My object all sublime
The stated purpose of auto-enrolment is to include 11m people currently excluded from pensions savings in good quality workplace pension schemes so they can receive more from the pensions system than their state pension entitlement.
I shall achieve in time
Rather than introduce auto-enrolment all at once, it is being introduced over time, allowing smaller companies more time to get ready to meet their new obligations to staff
To let the punishment fit the crime
If these obligations are laid down in law, not meeting them should be regarded as punishable. The Regulator has the right (not yet exercised) to impose severe fines on employers which flout the law.
But is fining a company the best answer. Will the money flow into the Regulator’s Christmas party fund (bonus’ and mince pies all round)? It might as well for all most employers know.
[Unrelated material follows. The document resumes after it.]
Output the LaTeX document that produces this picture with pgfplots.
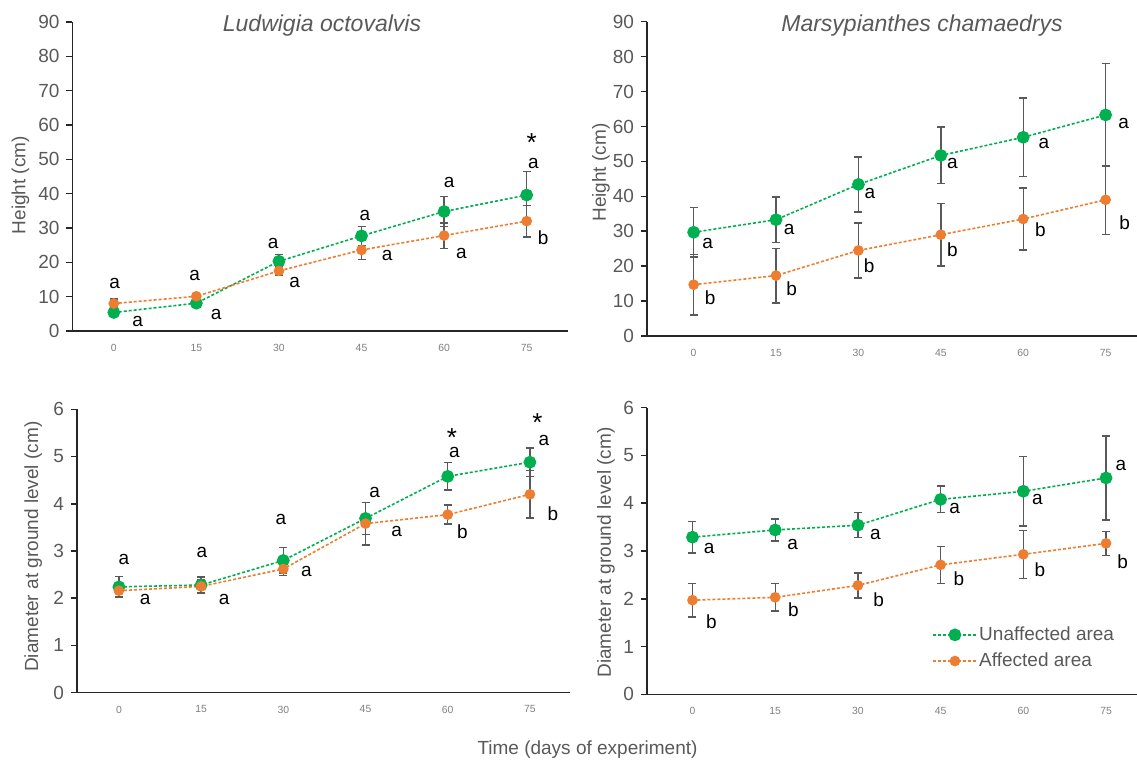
\documentclass[border=0pt]{standalone}
\usepackage{pgfplots}
\usepackage{pgfplotstable}
\pgfplotsset{compat=1.18}
\usepackage{fontspec}
\setmainfont{Liberation Sans}
\definecolor{cgreen}{HTML}{00B050}
\definecolor{corange}{HTML}{ED7D31}
\definecolor{cerr}{HTML}{595959}
\definecolor{ctick}{HTML}{595959}
\definecolor{cxtick}{HTML}{7F7F7F}

% Ludwigia octovalvis - height
\pgfplotstableread{
x y e
0 5.4 1.0
1 8.1 1.0
2 20.3 2.0
3 27.7 2.8
4 34.8 4.4
5 39.6 6.8
}\TLg
\pgfplotstableread{
x y e
0 8.0 1.3
1 10.1 0.8
2 17.5 1.4
3 23.6 2.7
4 27.8 3.7
5 32.0 4.6
}\TLo
% Marsypianthes chamaedrys - height
\pgfplotstableread{
x y e
0 29.7 7.1
1 33.3 6.5
2 43.4 7.9
3 51.7 8.1
4 56.9 11.3
5 63.3 14.8
}\TRg
\pgfplotstableread{
x y e
0 14.7 8.7
1 17.3 7.8
2 24.5 7.9
3 29.0 8.9
4 33.5 8.9
5 39.0 9.9
}\TRo
% Ludwigia octovalvis - diameter
\pgfplotstableread{
x y e
0 2.24 0.22
1 2.28 0.17
2 2.80 0.27
3 3.69 0.34
4 4.58 0.29
5 4.88 0.30
}\BLg
\pgfplotstableread{
x y e
0 2.16 0.13
1 2.25 0.15
2 2.62 0.14
3 3.58 0.45
4 3.77 0.20
5 4.20 0.50
}\BLo
% Marsypianthes chamaedrys - diameter
\pgfplotstableread{
x y e
0 3.29 0.33
1 3.44 0.23
2 3.54 0.26
3 4.08 0.28
4 4.25 0.73
5 4.53 0.88
}\BRg
\pgfplotstableread{
x y e
0 1.97 0.35
1 2.03 0.29
2 2.28 0.26
3 2.71 0.39
4 2.93 0.50
5 3.16 0.25
}\BRo

\tikzset{lbl/.style={font=\fontsize{9.5}{11}\selectfont, inner sep=0pt, text=black},
         star/.style={font=\fontsize{13}{14}\selectfont, inner sep=0pt, text=black}}

\pgfplotsset{
  panel/.style={
    scale only axis, anchor=south west,
    axis lines*=left,
    axis line style={black!85, line width=0.75pt},
    xtick={0,...,5}, xticklabels={0,15,30,45,60,75},
    xtick style={draw=none},
    ytick style={black!85, line width=0.75pt},
    tick align=outside, major tick length=3pt,
    xticklabel style={font=\fontsize{5.2}{6}\selectfont, text=cxtick},
    yticklabel style={font=\fontsize{9.5}{11}\selectfont, text=ctick},
    /pgf/number format/assume math mode=true,
    ylabel style={font=\fontsize{9.5}{11}\selectfont, text=ctick, anchor=center},
    clip=false,
    legend image code/.code={
      \draw[mark repeat=2,mark phase=2,##1] plot coordinates {(0pt,0pt) (10.75pt,0pt) (21.5pt,0pt)};
    },
  },
  gser/.style={color=cgreen, dash pattern=on 1.5pt off 1pt, line width=0.8pt,
    mark=*, mark size=2.8pt, mark options={solid},
    error bars/.cd, y dir=both, y explicit,
    error bar style={solid, cerr, line width=0.7pt},
    error mark options={rotate=90, mark size=2pt, cerr, line width=0.7pt, solid}},
  oser/.style={color=corange, dash pattern=on 1.5pt off 1pt, line width=0.8pt,
    mark=*, mark size=2.25pt, mark options={solid},
    error bars/.cd, y dir=both, y explicit,
    error bar style={solid, cerr, line width=0.7pt},
    error mark options={rotate=90, mark size=2pt, cerr, line width=0.7pt, solid}},
}

\begin{document}
\begin{tikzpicture}
\useasboundingbox (0,0) rectangle (568.5pt,380pt);

% Top left
\begin{axis}[panel, at={(36.25pt,214.5pt)}, width=247.75pt, height=154.5pt,
  xmin=-0.5, xmax=5.5, ymin=0, ymax=90, ytick={0,10,...,90},
  ylabel={Height (cm)}, ylabel style={at={(axis description cs:-0.105,0.472)}}]
\addplot[gser] table[x=x,y=y,y error=e] {\TLg};
\addplot[oser] table[x=x,y=y,y error=e] {\TLo};
\node[lbl] at (axis cs:0.01,13.9) {a};
\node[lbl] at (axis cs:0.29,2.7) {a};
\node[lbl] at (axis cs:0.98,16.3) {a};
\node[lbl] at (axis cs:1.24,4.7) {a};
\node[lbl] at (axis cs:1.93,25.5) {a};
\node[lbl] at (axis cs:2.19,14.1) {a};
\node[lbl] at (axis cs:3.04,33.5) {a};
\node[lbl] at (axis cs:3.31,22.1) {a};
\node[lbl] at (axis cs:4.06,43.2) {a};
\node[lbl] at (axis cs:4.21,22.6) {a};
\node[star] at (axis cs:5.06,54.9) {*};
\node[lbl] at (axis cs:5.08,48.8) {a};
\node[lbl] at (axis cs:5.20,27.3) {b};
\end{axis}

% Top right
\begin{axis}[panel, at={(323.5pt,212pt)}, width=249.9pt, height=157.15pt,
  xmin=-0.566, xmax=5.5, ymin=0, ymax=90, ytick={0,10,...,90},
  ylabel={Height (cm)}, ylabel style={at={(axis description cs:-0.092,0.52)}}]
\addplot[gser] table[x=x,y=y,y error=e] {\TRg};
\addplot[oser] table[x=x,y=y,y error=e] {\TRo};
\node[lbl] at (axis cs:0.17,26.5) {a};
\node[lbl] at (axis cs:0.20,11.1) {b};
\node[lbl] at (axis cs:1.16,30.5) {a};
\node[lbl] at (axis cs:1.19,13.6) {b};
\node[lbl] at (axis cs:2.14,40.8) {a};
\node[lbl] at (axis cs:2.13,20.1) {b};
\node[lbl] at (axis cs:3.14,49.4) {a};
\node[lbl] at (axis cs:3.14,24.6) {b};
\node[lbl] at (axis cs:4.25,55.2) {a};
\node[lbl] at (axis cs:4.21,30.3) {b};
\node[lbl] at (axis cs:5.22,60.9) {a};
\node[lbl] at (axis cs:5.23,32.5) {b};
\end{axis}

% Bottom left
\begin{axis}[panel, at={(38.5pt,33.65pt)}, width=246.6pt, height=141.7pt,
  xmin=-0.51, xmax=5.49, ymin=0, ymax=6, ytick={0,1,...,6},
  ylabel={Diameter at ground level (cm)}, ylabel style={at={(axis description cs:-0.089,0.515)}}]
\addplot[gser] table[x=x,y=y,y error=e] {\BLg};
\addplot[oser] table[x=x,y=y,y error=e] {\BLo};
\node[lbl] at (axis cs:0.06,2.83) {a};
\node[lbl] at (axis cs:0.32,1.98) {a};
\node[lbl] at (axis cs:1.01,2.97) {a};
\node[lbl] at (axis cs:1.28,1.98) {a};
\node[lbl] at (axis cs:1.97,3.66) {a};
\node[lbl] at (axis cs:2.28,2.56) {a};
\node[lbl] at (axis cs:3.11,4.24) {a};
\node[lbl] at (axis cs:3.38,3.41) {a};
\node[star] at (axis cs:4.05,5.41) {*};
\node[lbl] at (axis cs:4.08,5.08) {a};
\node[lbl] at (axis cs:4.18,3.41) {b};
\node[star] at (axis cs:5.09,5.72) {*};
\node[lbl] at (axis cs:5.17,5.35) {a};
\node[lbl] at (axis cs:5.28,3.78) {b};
\end{axis}

% Bottom right
\begin{axis}[panel, at={(323.5pt,32.85pt)}, width=250.2pt, height=143.3pt,
  xmin=-0.55, xmax=5.5, ymin=0, ymax=6, ytick={0,1,...,6},
  ylabel={Diameter at ground level (cm)}, ylabel style={at={(axis description cs:-0.082,0.495)}},
  legend style={at={(axis description cs:0.570,0.245)}, anchor=north west,
    draw=none, fill=none, inner sep=0pt, row sep=2.7pt,
    font=\fontsize{9.5}{11}\selectfont, text=ctick, nodes={inner sep=1pt}},
  legend cell align=left]
\addplot[gser] table[x=x,y=y,y error=e] {\BRg};
\addlegendentry{Unaffected area}
\addplot[oser] table[x=x,y=y,y error=e] {\BRo};
\addlegendentry{Affected area}
\node[lbl] at (axis cs:0.20,3.06) {a};
\node[lbl] at (axis cs:0.23,1.52) {b};
\node[lbl] at (axis cs:1.21,3.14) {a};
\node[lbl] at (axis cs:1.22,1.77) {b};
\node[lbl] at (axis cs:2.21,3.35) {a};
\node[lbl] at (axis cs:2.25,1.99) {b};
\node[lbl] at (axis cs:3.17,3.88) {a};
\node[lbl] at (axis cs:3.22,2.43) {b};
\node[lbl] at (axis cs:4.17,4.07) {a};
\node[lbl] at (axis cs:4.20,2.60) {b};
\node[lbl] at (axis cs:5.18,4.80) {a};
\node[lbl] at (axis cs:5.20,2.78) {b};
\end{axis}

\node[font=\fontsize{11.5}{13}\selectfont\itshape, text=ctick] at (161pt,367pt) {Ludwigia octovalvis};
\node[font=\fontsize{11.5}{13}\selectfont\itshape, text=ctick] at (461pt,367pt) {Marsypianthes chamaedrys};
\node[font=\fontsize{9.5}{11}\selectfont, text=ctick] at (293.75pt,5pt) {Time (days of experiment)};
\end{tikzpicture}
\end{document}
That punishment doesn’t fit the crime, after all the victims of non payment of auto-enrolment contributions are the company’s staff (the Human Resource as they are lovingly known). This is not a victimless crime, the victims are known and any fine should recompense the victims and not be paid into some amorphous fine-box in Brighton.
The punishment fit the crime
My extremely learned friend Mr Jonathan Reynolds picked up on this point and tweeted with some brevity
And make each prisoner pent
Unwillingly represent
I propose that for each month he employer was late with their staging, they pay a month’s worth of contributions.
A cause of Innocent merriment
It will be slightly embarrassing for employers to have to pay employee contributions and explain they are doing this as punishment for not getting it right first time.
Of innocent merriment!
Imaginative regulation need not be as ridiculous as Pooh-Bah’s in the Mikado. I have some sympathy for small employers who get auto-enrolment but only “some”. The bottom line is that the employee in Mrs Wiggin’s tea-shop is every bit deserving of a proper pension as she would be if she works at the Tesco check-out. We can’t have carve-outs for small employers without even more complexity ( a small employer’s national insurance rate anyone?).
Jonathan Reynold’s idea is not ridiculous- in fact it’s very good. As I am going to be in the same Gherkin as @stevewebb1 tomorrow afternoon, I might bring this up with him after his talk to the Friends of Auto-Enrolment.